- RECORDS FOR THE EXERCISE

********

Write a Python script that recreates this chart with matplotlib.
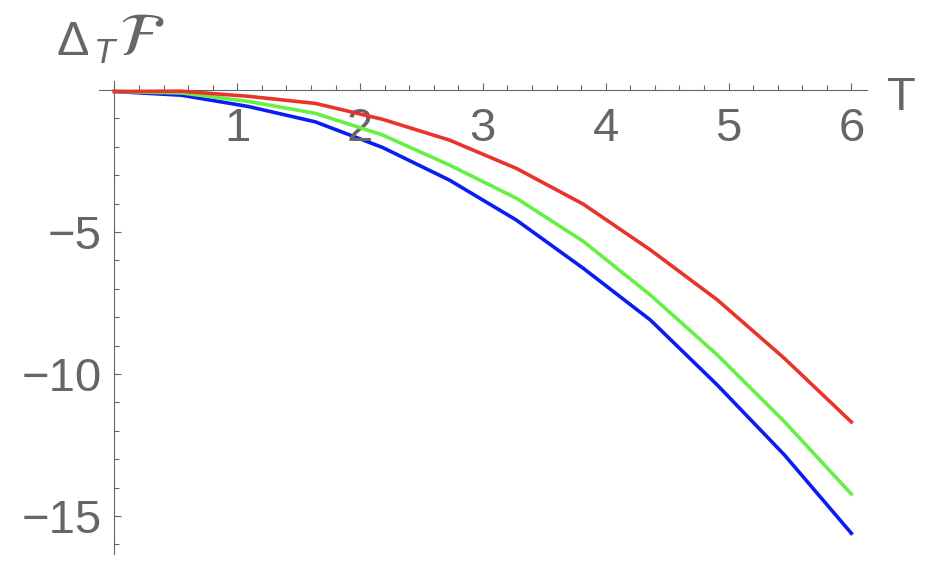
import matplotlib
matplotlib.use("Agg")
import matplotlib.pyplot as plt
from matplotlib.ticker import MultipleLocator

# ================= DATA =================
T = [0.0, 0.545, 1.091, 1.636, 2.182, 2.727, 3.273, 3.818, 4.364, 4.909, 5.455, 6.0]
red_vals = [-0.05, -0.04, -0.22, -0.47, -1.03, -1.76, -2.76, -4.02, -5.63, -7.39, -9.45, -11.69]
green_vals = [-0.05, -0.10, -0.40, -0.82, -1.58, -2.64, -3.81, -5.33, -7.22, -9.33, -11.68, -14.23]
blue_vals = [-0.05, -0.18, -0.58, -1.12, -2.02, -3.17, -4.58, -6.28, -8.10, -10.39, -12.85, -15.61]

x_major = [1, 2, 3, 4, 5, 6]
y_major = [-15, -10, -5]

W, H = 930, 576
GRAY = "#666666"

plt.rcParams['font.family'] = ['Liberation Sans', 'DejaVu Sans']

fig = plt.figure(figsize=(W / 100, H / 100), dpi=100)
ax = fig.add_axes([99 / W, (H - 554) / H, 767.7 / W, 473.3 / H])

ax.plot(T, red_vals, color="#E8342A", lw=2.6, solid_joinstyle="round", zorder=3)
ax.plot(T, green_vals, color="#66F044", lw=2.6, solid_joinstyle="round", zorder=2)
ax.plot(T, blue_vals, color="#0B1EF2", lw=2.6, solid_joinstyle="round", zorder=1)

ax.set_xlim(-0.126, 6.125)
ax.set_ylim(-16.34, 0.33)

# axes through the origin, mathematica style
for side in ["top", "right"]:
    ax.spines[side].set_visible(False)
for side in ["left", "bottom"]:
    ax.spines[side].set_position(("data", 0))
    ax.spines[side].set_color(GRAY)
    ax.spines[side].set_linewidth(0.8)

ax.set_xticks(x_major)
ax.set_yticks(y_major)
ax.set_yticklabels([str(v).replace("-", "\u2212") for v in y_major])
ax.xaxis.set_minor_locator(MultipleLocator(0.2))
ax.yaxis.set_minor_locator(MultipleLocator(1))

ax.tick_params(which="both", direction="in", color=GRAY, width=0.8,
               labelcolor=GRAY, labelsize=34)
ax.tick_params(which="major", length=5)
ax.tick_params(which="minor", length=3.8)
ax.tick_params(axis="x", which="major", pad=12.5)
ax.tick_params(axis="y", which="major", pad=9)

# axis labels
fig.text(901 / W, 1 - 110 / H, "T", ha="center", va="baseline",
         fontsize=34, color=GRAY)
fig.text(56 / W, 1 - 55 / H, "\u0394", ha="left", va="baseline",
         fontsize=35, color=GRAY)
fig.text(94 / W, 1 - 63 / H, "T", ha="left", va="baseline",
         fontsize=25, color=GRAY, style="italic")
fig.text(119 / W, 1 - 55 / H, r"$\mathcal{F}$", ha="left", va="baseline",
         fontsize=44, color=GRAY, math_fontfamily="stix")

fig.savefig("out.png", dpi=100)
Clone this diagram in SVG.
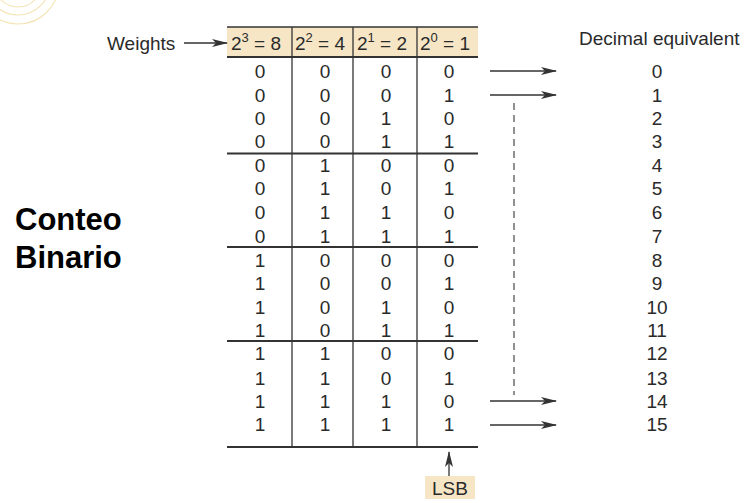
<svg xmlns="http://www.w3.org/2000/svg" width="750" height="503" viewBox="0 0 750 503">
<style>
.t{font-family:"Liberation Sans",Arial,sans-serif;font-size:19px;fill:#2a2a2a;text-anchor:middle}
.h{font-family:"Liberation Sans",Arial,sans-serif;font-size:19px;fill:#2a2a2a}
.thick{stroke:#333;stroke-width:2.2;fill:none}
.thin{stroke:#333;stroke-width:1.3;fill:none}
.arr{stroke:#333;stroke-width:1.3;fill:none;marker-end:url(#ah)}
</style>
<defs>
<marker id="ah" markerWidth="16" markerHeight="8" refX="15" refY="4" orient="auto" markerUnits="userSpaceOnUse">
<path d="M0,0 L16,4 L0,8 L4,4 Z" fill="#333"/>
</marker>
</defs>
<rect width="750" height="503" fill="#fff"/>
<g id="decor" fill="none" stroke="#f4e4b4" stroke-width="1.1">
<circle cx="18" cy="-17" r="41"/>
<circle cx="18" cy="-17" r="32"/>
<circle cx="18" cy="-17" r="24"/>
</g>
<g id="title">
<text x="15" y="230" style="font-family:'Liberation Sans',Arial,sans-serif;font-size:31px;font-weight:bold;fill:#000">Conteo</text>
<text x="15" y="268" style="font-family:'Liberation Sans',Arial,sans-serif;font-size:31px;font-weight:bold;fill:#000">Binario</text>
</g>
<g id="weights">
<text x="107" y="50" class="h">Weights</text>
</g>
<g id="header">
<rect x="227" y="27" width="251" height="30" fill="#f6e6c6"/>
<text x="231" y="50" class="h">2<tspan dy="-8" font-size="13">3</tspan><tspan dy="8"> = 8</tspan></text>
<text x="295" y="50" class="h">2<tspan dy="-8" font-size="13">2</tspan><tspan dy="8"> = 4</tspan></text>
<text x="357" y="50" class="h">2<tspan dy="-8" font-size="13">1</tspan><tspan dy="8"> = 2</tspan></text>
<text x="420" y="50" class="h">2<tspan dy="-8" font-size="13">0</tspan><tspan dy="8"> = 1</tspan></text>
</g>
<g id="table">
<line class="thin" x1="227" y1="27" x2="478" y2="27"/>
<line class="thick" x1="227" y1="57" x2="478" y2="57"/>
<line class="thick" x1="227" y1="153.5" x2="478" y2="153.5"/>
<line class="thick" x1="227" y1="247" x2="478" y2="247"/>
<line class="thick" x1="227" y1="341" x2="478" y2="341"/>
<line class="thick" x1="227" y1="447" x2="478" y2="447"/>
<line class="thin" x1="292" y1="27" x2="292" y2="447"/>
<line class="thin" x1="353" y1="27" x2="353" y2="447"/>
<line class="thin" x1="417" y1="27" x2="417" y2="447"/>
<g class="t">
<text x="260" y="78">0</text><text x="325" y="78">0</text><text x="386" y="78">0</text><text x="449" y="78">0</text>
<text x="260" y="102">0</text><text x="325" y="102">0</text><text x="386" y="102">0</text><text x="449" y="102">1</text>
<text x="260" y="125">0</text><text x="325" y="125">0</text><text x="386" y="125">1</text><text x="449" y="125">0</text>
<text x="260" y="148">0</text><text x="325" y="148">0</text><text x="386" y="148">1</text><text x="449" y="148">1</text>
<text x="260" y="172">0</text><text x="325" y="172">1</text><text x="386" y="172">0</text><text x="449" y="172">0</text>
<text x="260" y="195">0</text><text x="325" y="195">1</text><text x="386" y="195">0</text><text x="449" y="195">1</text>
<text x="260" y="219">0</text><text x="325" y="219">1</text><text x="386" y="219">1</text><text x="449" y="219">0</text>
<text x="260" y="243">0</text><text x="325" y="243">1</text><text x="386" y="243">1</text><text x="449" y="243">1</text>
<text x="260" y="267">1</text><text x="325" y="267">0</text><text x="386" y="267">0</text><text x="449" y="267">0</text>
<text x="260" y="290">1</text><text x="325" y="290">0</text><text x="386" y="290">0</text><text x="449" y="290">1</text>
<text x="260" y="314">1</text><text x="325" y="314">0</text><text x="386" y="314">1</text><text x="449" y="314">0</text>
<text x="260" y="337">1</text><text x="325" y="337">0</text><text x="386" y="337">1</text><text x="449" y="337">1</text>
<text x="260" y="360">1</text><text x="325" y="360">1</text><text x="386" y="360">0</text><text x="449" y="360">0</text>
<text x="260" y="385">1</text><text x="325" y="385">1</text><text x="386" y="385">0</text><text x="449" y="385">1</text>
<text x="260" y="408">1</text><text x="325" y="408">1</text><text x="386" y="408">1</text><text x="449" y="408">0</text>
<text x="260" y="431">1</text><text x="325" y="431">1</text><text x="386" y="431">1</text><text x="449" y="431">1</text>
</g>
</g>
<g id="decimal">
<text x="579" y="45" class="h">Decimal equivalent</text>
<g class="t">
<text x="657" y="78">0</text>
<text x="657" y="102">1</text>
<text x="657" y="125">2</text>
<text x="657" y="148">3</text>
<text x="657" y="172">4</text>
<text x="657" y="195">5</text>
<text x="657" y="219">6</text>
<text x="657" y="243">7</text>
<text x="657" y="267">8</text>
<text x="657" y="290">9</text>
<text x="657" y="314">10</text>
<text x="657" y="337">11</text>
<text x="657" y="360">12</text>
<text x="657" y="385">13</text>
<text x="657" y="408">14</text>
<text x="657" y="431">15</text>
</g>
</g>
<g id="lsb">
<rect x="425" y="476" width="50" height="23" fill="#f6e6c6"/>
<text x="450" y="495" class="t">LSB</text>
</g>
<g id="connectors">
<line class="arr" x1="184" y1="43" x2="227" y2="43"/>
<line class="arr" x1="490" y1="71" x2="556" y2="71"/>
<line class="arr" x1="490" y1="95" x2="556" y2="95"/>
<line class="arr" x1="490" y1="401" x2="556" y2="401"/>
<line class="arr" x1="490" y1="425" x2="556" y2="425"/>
<line x1="514" y1="103" x2="514" y2="395" stroke="#555" stroke-width="1.3" stroke-dasharray="7,5"/>
<line class="arr" x1="449" y1="476" x2="449" y2="452"/>
</g>
</svg>
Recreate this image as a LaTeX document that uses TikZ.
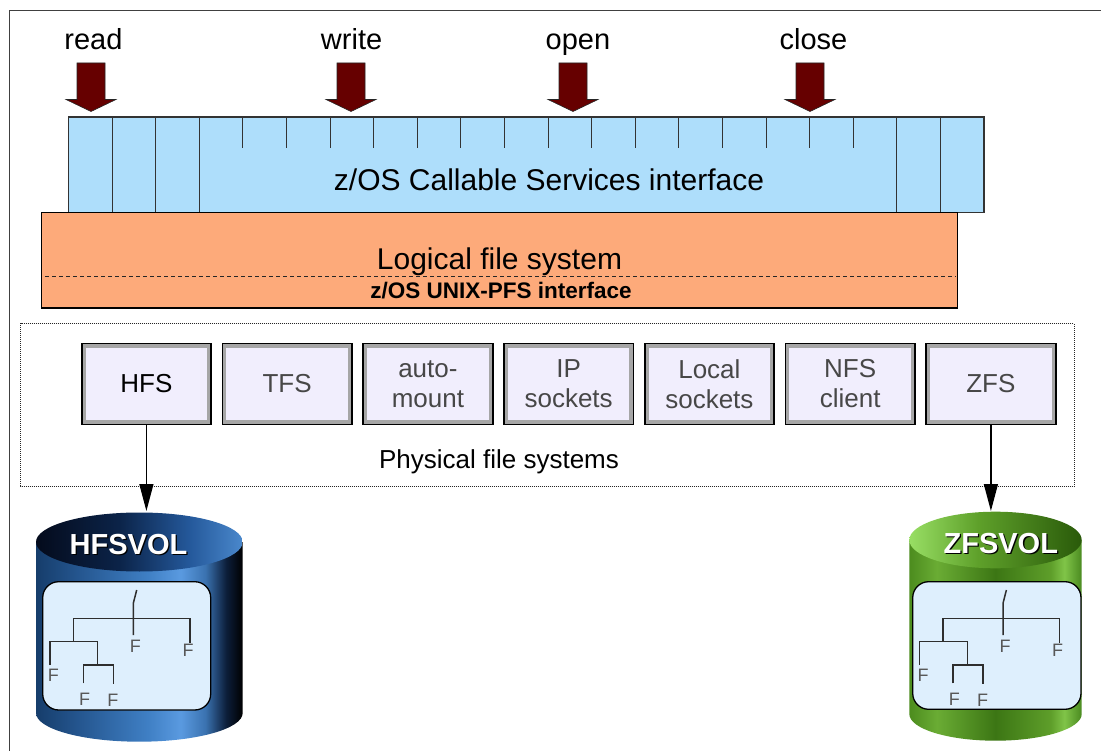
\documentclass[tikz,border=0pt]{standalone}
\usepackage{fontspec}
\setmainfont{Liberation Sans}
\usetikzlibrary{arrows.meta}

\definecolor{cellblue}{HTML}{AEDEFB}
\definecolor{lfsorange}{HTML}{FDAA7A}
\definecolor{arrowred}{HTML}{660000}
\definecolor{pfsfill}{HTML}{F1EEFD}
\definecolor{pfsbevel}{HTML}{A6A6A6}
\definecolor{pfstext}{HTML}{474747}
\definecolor{panelblue}{HTML}{DEEFFD}
\definecolor{treeline}{HTML}{2E2E2E}
\definecolor{ftext}{HTML}{575757}

% colours of the two volumes
\definecolor{hb1}{HTML}{163D6B}
\definecolor{hb2}{HTML}{24558E}
\definecolor{hb3}{HTML}{3F7FC4}
\definecolor{hb4}{HTML}{5A9AE0}
\definecolor{hb5}{HTML}{3A72B0}
\definecolor{hb6}{HTML}{0C1E3A}
\definecolor{hb7}{HTML}{000000}
\definecolor{ht1}{HTML}{040B1C}
\definecolor{ht2}{HTML}{0B2348}
\definecolor{ht3}{HTML}{24589A}
\definecolor{ht4}{HTML}{4A88CC}
\definecolor{zb1}{HTML}{4C8C1E}
\definecolor{zb2}{HTML}{6AAC34}
\definecolor{zb3}{HTML}{3C7614}
\definecolor{zb4}{HTML}{5E9E2A}
\definecolor{zb5}{HTML}{80C448}
\definecolor{zb6}{HTML}{4A8A20}
\definecolor{zt1}{HTML}{98DE64}
\definecolor{zt2}{HTML}{5EA02A}
\definecolor{zt3}{HTML}{2A5A0A}

% cylinder shadings: the 25bp..75bp band spans the filled path
\pgfdeclarehorizontalshading{hfsbody}{100bp}{%
  color(0bp)=(hb1); color(25bp)=(hb1); color(35bp)=(hb2);
  color(52bp)=(hb3); color(60bp)=(hb4); color(66bp)=(hb5);
  color(71bp)=(hb6); color(75bp)=(hb7); color(100bp)=(hb7)}
\pgfdeclarehorizontalshading{hfstop}{100bp}{%
  color(0bp)=(ht1); color(25bp)=(ht1); color(45bp)=(ht2);
  color(62bp)=(ht3); color(75bp)=(ht4); color(100bp)=(ht4)}
\pgfdeclarehorizontalshading{zfsbody}{100bp}{%
  color(0bp)=(zb1); color(25bp)=(zb1); color(33bp)=(zb2);
  color(50bp)=(zb3); color(66bp)=(zb4); color(70bp)=(zb5);
  color(75bp)=(zb6); color(100bp)=(zb6)}
\pgfdeclarehorizontalshading{zfstop}{100bp}{%
  color(0bp)=(zt1); color(25bp)=(zt1); color(45bp)=(zt2);
  color(75bp)=(zt3); color(100bp)=(zt3)}

\tikzset{
  frameline/.style={draw=black!75, line width=1.4pt},
  lbl/.style={font=\fontsize{29}{34}\selectfont, inner sep=0pt, anchor=base},
  biglbl/.style={font=\fontsize{30}{36}\selectfont, inner sep=0pt, anchor=base},
  pfslbl/.style={font=\bfseries\fontsize{22.5}{27}\selectfont, inner sep=0pt, anchor=base},
  cellline/.style={draw=black!80, line width=1pt},
  callarrow/.pic={
    \path[fill=arrowred, draw=black!85, line width=0.6pt]
      (-14,63) -- (14,63) -- (14,99.5) -- (25,99.5) -- (0,111.5)
      -- (-25,99.5) -- (-14,99.5) -- cycle;},
  pfsbox/.style={draw=black, line width=1.8pt, fill=pfsfill,
    minimum width=129.5pt, minimum height=80.8pt, inner sep=0pt,
    align=center, text=pfstext, font=\fontsize{26}{30}\selectfont,
    path picture={\draw[pfsbevel, line width=8pt]
      (path picture bounding box.north west) rectangle
      (path picture bounding box.south east);}},
  mountarrow/.style={draw=black, line width=1.3pt,
    -{Triangle[length=27pt, width=14pt]}},
  panel/.style={fill=panelblue, draw=black, line width=1.3pt, rounded corners=16pt},
  tree/.style={draw=treeline, line width=1.5pt},
  fname/.style={text=ftext, inner sep=0pt, font=\fontsize{18}{20}\selectfont},
  volname/.style={inner sep=0pt, font=\bfseries\fontsize{29}{34}\selectfont}
}

\begin{document}
\begin{tikzpicture}[x=1pt, y=-1pt]
\useasboundingbox (0,0) rectangle (1101,751);
\fill[white] (0,0) rectangle (1101,751);

% outer frame
\draw[frameline] (9.5,751) -- (9.5,10.3) -- (1101,10.3);

% callable services strip
\path[fill=cellblue, draw=black!80, line width=1.2pt] (68.4,117) rectangle (984,212.7);
\foreach \i in {1,2,3,19,20}
  \draw[cellline] (68.4+43.6*\i,117) -- (68.4+43.6*\i,212.7);
\foreach \i in {4,...,18}
  \draw[cellline] (68.4+43.6*\i,117) -- (68.4+43.6*\i,148);
\node[biglbl] (csi) at (549,191) {z/OS Callable Services interface};

% service calls
\pic at (91,0) {callarrow};
\pic at (351,0) {callarrow};
\pic at (573,0) {callarrow};
\pic at (810,0) {callarrow};
\node[lbl] (read) at (93.4,50) {read};
\node[lbl] (write) at (351.6,50) {write};
\node[lbl] (open) at (578,50) {open};
\node[lbl] (close) at (813.5,50) {close};

% logical file system
\path[fill=lfsorange, draw=black, line width=1.2pt] (41.4,212.7) rectangle (957.6,308);
\draw[black!85, line width=1pt, dash pattern=on 4pt off 3pt] (45,276.7) -- (956,276.7);
\node[biglbl] (lfs) at (499.5,269.3) {Logical file system};
\node[pfslbl] (pfsif) at (501,298.3) {z/OS UNIX-PFS interface};

% physical file systems
\draw[black!85, line width=0.9pt, dash pattern=on 1pt off 1pt] (20.7,323.3) rectangle (1074,486.3);
\node[pfsbox, text=black] (hfs) at (146.4,384) {HFS};
\node[pfsbox] (tfs) at (287.15,384) {TFS};
\node[pfsbox] (automount) at (427.9,384) {auto-\\mount};
\node[pfsbox] (ipsock) at (568.65,384) {IP\\sockets};
\node[pfsbox] (localsock) at (709.4,384) {Local\\sockets};
\node[pfsbox] (nfs) at (850.15,384) {NFS\\client};
\node[pfsbox] (zfs) at (990.9,384) {ZFS};
\node[font=\fontsize{26}{30}\selectfont, inner sep=0pt, anchor=base] (pfsname) at (499,468.3) {Physical file systems};

% HFSVOL data set
\shade[shading=hfsbody] (36,542) -- (36,713)
  arc[start angle=180, end angle=0, x radius=103.35, y radius=28.7] -- (242.7,542) -- cycle;
\shade[shading=hfstop] (139.35,542) ellipse[x radius=103.35, y radius=29.5];
\coordinate (hfsvol) at (147.3,511);
\node[volname, text=black] at (129.8,545.8) {HFSVOL};
\node[volname, text=white] (hfsvolname) at (128.5,544.3) {HFSVOL};
\path[panel] (42.7,581.7) rectangle (210.7,710);

% ZFSVOL data set
\shade[shading=zfsbody] (909.3,540) -- (909.3,714)
  arc[start angle=180, end angle=0, x radius=86.2, y radius=26.7] -- (1081.7,540) -- cycle;
\shade[shading=zfstop] (995.5,540) ellipse[x radius=86.2, y radius=28.3];
\coordinate (zfsvol) at (990.9,511);
\node[volname, text=black] at (1002.1,544.8) {ZFSVOL};
\node[volname, text=white] (zfsvolname) at (1000.8,543.3) {ZFSVOL};
\path[panel] (912.7,581.7) rectangle (1081,709.3);

% directory trees on both volumes
\foreach \dx in {0,869.7} {
  \begin{scope}[xshift=\dx]
    \draw[tree] (136.7,590) -- (133.3,603.3) -- (133.3,635);
    \draw[tree] (73.3,641.7) -- (73.3,618.3) -- (190,618.3) -- (190,643);
    \draw[tree] (50,665) -- (50,641.7) -- (97.7,641.7) -- (97.7,665);
    \draw[tree] (83.3,683.3) -- (83.3,665) -- (113.3,665) -- (113.3,684);
    \node[fname] at (135.3,646) {F};
    \node[fname] at (188,650.5) {F};
    \node[fname] at (53.3,675) {F};
    \node[fname] at (84.7,699) {F};
    \node[fname] at (112.8,700.7) {F};
  \end{scope}
}

% mount connectors
\draw[mountarrow] (hfs.south) -- (hfs.south |- hfsvol);
\draw[mountarrow] (zfs.south) -- (zfsvol);
\end{tikzpicture}
\end{document}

********

- TASK DETAILS
Scan the material above for the string "that" and report each line where you find it.

- RESULT OF THE EXERCISE
Write a Python script that recreates this chart with matplotlib.
Recreate this image as a LaTeX document that uses TikZ.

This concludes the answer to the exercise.